In order to satisfy the aforementioned requirements, there is proposed a CMOS (complementary type metal oxide film semiconductor) type solid-state imaging device in which a well of a concentration higher than that of the substrate is formed of a conductive type identical to that of the substrate on the lowly doped substrate, a transistor is formed on the highly doped well, and a photodiode is formed on the lowly doped substrate (Japanese Patent Laid-Open Publication No. HEI 11-307753). FIG. 5 shows the structure of this CMOS type solid-state imaging device. In this case, there are shown a lowly doped substrate 1, a highly doped well 2, a photodiode 3, a source or drain 4 of a transistor, and the gate of the transistor 5. A plurality of pixels, which are arranged on the left-hand side in the figure and constructed of transistors and the photodiodes 3 are covered with a shading layer 6, and an output signal from the shaded pixels covered with this shading layer 6 is served as the black reference level.

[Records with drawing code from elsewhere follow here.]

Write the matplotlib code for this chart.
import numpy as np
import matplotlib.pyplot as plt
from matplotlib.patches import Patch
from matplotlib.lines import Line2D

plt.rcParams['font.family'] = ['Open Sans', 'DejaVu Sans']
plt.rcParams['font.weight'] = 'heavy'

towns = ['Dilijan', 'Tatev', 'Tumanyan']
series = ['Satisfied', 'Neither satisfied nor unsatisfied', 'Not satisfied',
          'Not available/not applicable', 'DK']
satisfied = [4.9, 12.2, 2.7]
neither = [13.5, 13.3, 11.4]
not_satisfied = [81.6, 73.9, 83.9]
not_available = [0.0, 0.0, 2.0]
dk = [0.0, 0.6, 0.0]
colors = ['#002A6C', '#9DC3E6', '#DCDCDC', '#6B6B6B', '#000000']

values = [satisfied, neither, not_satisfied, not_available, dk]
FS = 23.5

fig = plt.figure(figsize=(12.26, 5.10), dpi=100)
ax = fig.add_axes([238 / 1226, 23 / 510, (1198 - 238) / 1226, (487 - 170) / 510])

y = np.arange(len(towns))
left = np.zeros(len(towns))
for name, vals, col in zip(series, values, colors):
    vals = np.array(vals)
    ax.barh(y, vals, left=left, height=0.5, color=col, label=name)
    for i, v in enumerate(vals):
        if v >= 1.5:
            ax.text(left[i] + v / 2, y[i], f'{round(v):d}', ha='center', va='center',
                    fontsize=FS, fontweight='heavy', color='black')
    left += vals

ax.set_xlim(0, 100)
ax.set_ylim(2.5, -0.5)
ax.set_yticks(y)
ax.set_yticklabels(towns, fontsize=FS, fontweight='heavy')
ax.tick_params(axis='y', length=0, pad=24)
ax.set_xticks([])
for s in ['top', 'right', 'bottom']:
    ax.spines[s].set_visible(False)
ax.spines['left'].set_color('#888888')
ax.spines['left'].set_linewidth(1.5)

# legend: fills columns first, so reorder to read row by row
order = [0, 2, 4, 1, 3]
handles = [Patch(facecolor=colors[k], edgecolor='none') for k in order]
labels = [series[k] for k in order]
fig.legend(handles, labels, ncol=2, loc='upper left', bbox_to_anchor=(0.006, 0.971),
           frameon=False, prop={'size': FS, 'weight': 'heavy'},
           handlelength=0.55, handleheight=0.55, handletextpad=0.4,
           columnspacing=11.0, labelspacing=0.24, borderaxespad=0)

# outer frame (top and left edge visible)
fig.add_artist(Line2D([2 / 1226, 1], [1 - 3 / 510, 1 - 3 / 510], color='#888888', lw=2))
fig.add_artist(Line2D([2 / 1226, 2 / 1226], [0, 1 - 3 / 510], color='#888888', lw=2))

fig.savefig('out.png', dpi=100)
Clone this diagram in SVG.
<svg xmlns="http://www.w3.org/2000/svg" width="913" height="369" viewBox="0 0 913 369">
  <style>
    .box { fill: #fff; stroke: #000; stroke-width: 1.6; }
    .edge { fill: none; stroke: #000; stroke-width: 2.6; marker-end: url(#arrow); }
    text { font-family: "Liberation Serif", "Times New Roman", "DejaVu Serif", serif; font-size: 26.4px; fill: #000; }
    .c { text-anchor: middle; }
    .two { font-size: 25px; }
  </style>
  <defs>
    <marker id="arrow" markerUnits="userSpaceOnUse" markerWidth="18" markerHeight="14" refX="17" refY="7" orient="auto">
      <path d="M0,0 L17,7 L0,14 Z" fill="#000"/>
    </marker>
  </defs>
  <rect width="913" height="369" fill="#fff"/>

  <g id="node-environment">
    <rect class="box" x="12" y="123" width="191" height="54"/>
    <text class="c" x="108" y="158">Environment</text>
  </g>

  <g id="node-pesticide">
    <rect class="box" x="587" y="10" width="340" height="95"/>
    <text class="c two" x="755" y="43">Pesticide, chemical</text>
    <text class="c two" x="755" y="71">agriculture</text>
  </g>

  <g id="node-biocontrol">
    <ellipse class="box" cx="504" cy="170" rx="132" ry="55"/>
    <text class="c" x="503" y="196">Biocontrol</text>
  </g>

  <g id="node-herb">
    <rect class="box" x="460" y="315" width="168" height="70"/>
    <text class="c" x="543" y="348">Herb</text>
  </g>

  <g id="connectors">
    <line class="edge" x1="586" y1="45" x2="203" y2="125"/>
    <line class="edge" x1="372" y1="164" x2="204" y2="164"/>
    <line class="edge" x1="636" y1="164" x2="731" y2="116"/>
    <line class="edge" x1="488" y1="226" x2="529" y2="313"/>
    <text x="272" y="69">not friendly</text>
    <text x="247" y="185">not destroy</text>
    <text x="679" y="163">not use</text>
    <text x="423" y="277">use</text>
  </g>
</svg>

However, the conventional CMOS type solid-state imaging devices have the problems as follows. That is, as described above, in the CMOS type solid-state imaging device shown in FIG. 5, the level of the output signal from the shaded pixel covered with the shading layer 6 is served as the black reference level. In the above case, if intense spot light is made incident on some of the light-receiving pixels that are not covered with the shading layer 6, then part of light 7 reaches the neutral region of the lowly doped substrate 1. Then, a minority of carriers 8, which are photoelectrically converted there, out of electric charges diffuse and expand in all directions. Thus, part of these diffused charges 8 reaches the photodiodes 3 of the shaded pixels, consequently raising the output signal level of the shaded pixel. As a result, the output signal level of the shaded pixels becomes unable to serve as the black reference level.
If this phenomenon is observed on a pickup image screen, the result is shown in FIG. 6. In this case, FIG. 6A shows the pickup image screen. FIG. 6B shows an image signal in a portion LA–LA′ of the pickup image screen shown in FIG. 6A, where the horizontal axis represents a distance along LA–LA′, and the vertical axis represents the output level. As shown in FIG. 6A, there appears a false signal of a belt-shaped black debased image in the horizontal direction from the position of the spot light 9. As shown in FIG. 6B, the minority of carriers generated in the region of the intense spot light 9 diffuse and reach the neighborhood shaded pixels, pulling up the signal level located there. Normally, with regard to the video signal, the DC level of the light-receiving pixel signal is determined with respect to the shaded pixel signal per each horizontal line. Therefore, the level of the light-receiving pixel signal become reduced by the level of the shaded pixel signal in horizontal lines, and this cause a black debased image (hereinafter expressed as “depressed in black”) in a belt-like shape in the horizontal direction on the pickup image screen 6A.